That part is a bit misleading. Airbnb happened to cross over into profitability about the time the article was written, but the graph is quite steep.
I love how articles like this give the general public the perception that software development is akin to getting something heavy off of a tall shelf. Its okay if YOU can't do it, just find someone tall to do it for you, and viola, you'll make a million dollars.
Hi. I am that guy. And we do have some generic offshoots to do other products. But the car thing is our first project, followed by international versions of it. (We're bootstrapping, after all.)
This reminds me of the scene in "Annie Hall" where the guy behind Woody Allen keeps pontifcating about Marshall McLuhan until McLuhan shows up in person to refute him...
MCLUHAN
(To the man in line)
I hear-I heard what you were saying.
You-you know nothing of my work. You
mean my whole fallacy is wrong. How you
ever got to teach a course in anything is
totally amazing.
ALVY
(To the camera)
Boy, if life were only like this!
Hey Alvy, it finally is thanks to hacker news. Another reason why I love it here!
These days you'd do best if your idea either makes people money or saves them money
You might do even better if you save them time, or perhaps fill their time with entertainment, or maybe fill their need for belonging, or self esteem, etc. Money is not everything, perhaps money in fact is nothing.
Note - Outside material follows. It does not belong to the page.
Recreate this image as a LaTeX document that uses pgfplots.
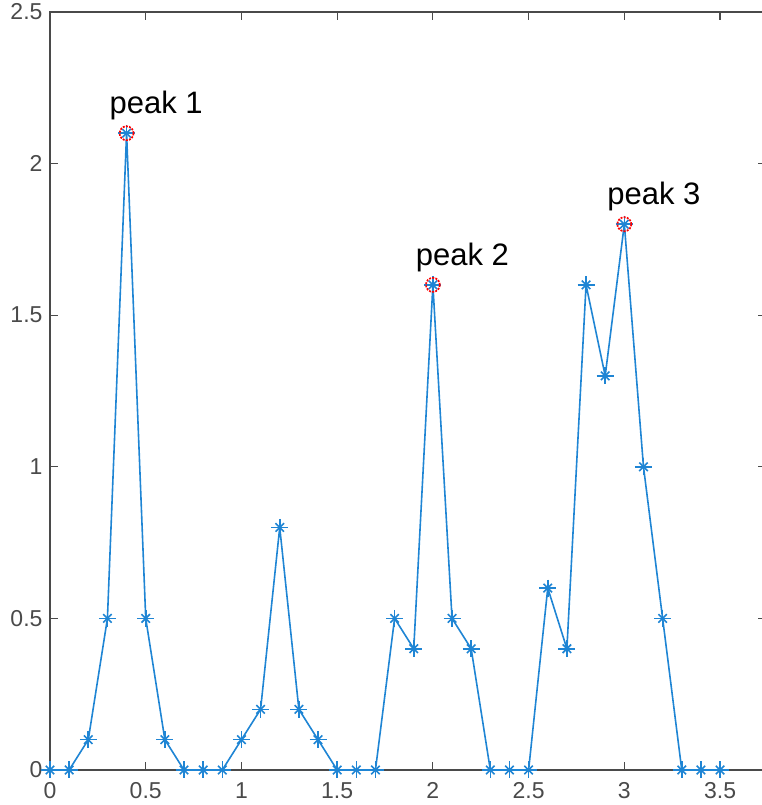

"When we raised our first Union Square Ventures fund, I told prospective investors to expect 1/3 of our investments to fail. I always like the 1/3 rule, which is that 1/3 of the investments will fail, 1/3 will under-perform expectations, and 1/3 will meet expectations."
"He visited RentACoder.com and Elance.com sites where you can find software developers."
"they quickly enlisted as their partner a former roommate..., who had some technical skills"
If only it were that simple.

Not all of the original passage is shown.